The Most and Least Distinctive Tracks
Most Distinctive (furthest from the catalog average)
| Track | Album | n/s | BPM | Ambig% | Why it’s unusual |
|---|---|---|---|---|---|
| Indefinite Diagnosis | Flabby Wings | 17.2 | 217 | 1% | Near-zero ambiguity, 84% mid/high register — the anti-fingerprint |
| Gloss | Bleenex | 17.2 | 214 | 7% | Dense from note one, register-shifted upward |
| Miserable Nostalgia | Flabby Wings | 15.2 | 215 | 0% | Zero ambiguity — pure triads and extensions |
| Eat Shit City | ABH | 18.0 | 198 | 16% | Densest track in the catalog by raw n/s |
| Movement 1 | Flabby Wings | 14.7 | 214 | 18% | Extended composition, upper register |
| Aquatic Amphetamines | Defenestrator | 1.0 | 118 | 100% | The opposite extreme: one note per second, fully ambiguous |
The most distinctive tracks cluster at two extremes: ultra-dense instrumentals with almost no harmonic ambiguity (Flabby Wings), and ultra-sparse pieces that are entirely ambiguous (Defenestrator, Bad Cop). The “Le Rug sound” lives in between.
Most Average (closest to the catalog norm)

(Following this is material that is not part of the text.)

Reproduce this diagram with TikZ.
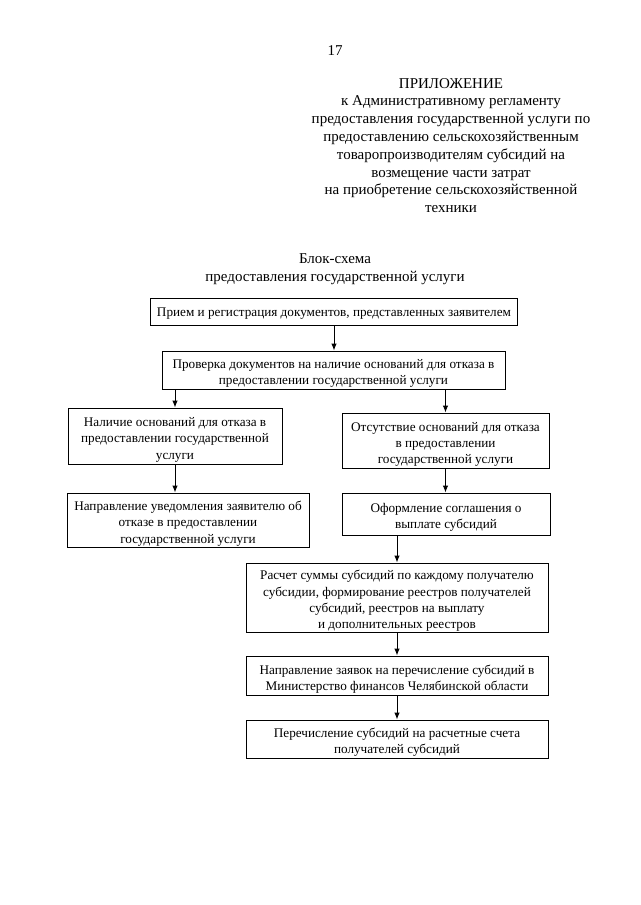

| Track | Album | n/s | BPM | Ambig% | Score |
|---|---|---|---|---|---|
| Birth Control | Swelling | 6.6 | 197 | 57% | 0.20 |
| FDR | America | 6.5 | 202 | 62% | 0.21 |
| N.C.O. | Ersatz EP | 6.8 | 205 | 67% | 0.27 |
| Birds | C.R.E.E.P. | 7.1 | 198 | 53% | 0.27 |
Birth Control from Swelling (the Bangkok record) is statistically the most “average” Le Rug track in the entire catalog. 6.6 n/s, 197 BPM, 57% harmonic ambiguity — dead center on every metric. This is notable because Swelling was recorded alone, on the other side of the world, during a low period. The most isolated recording conditions produced the most characteristic sound. Another data point for the singular-vision thesis.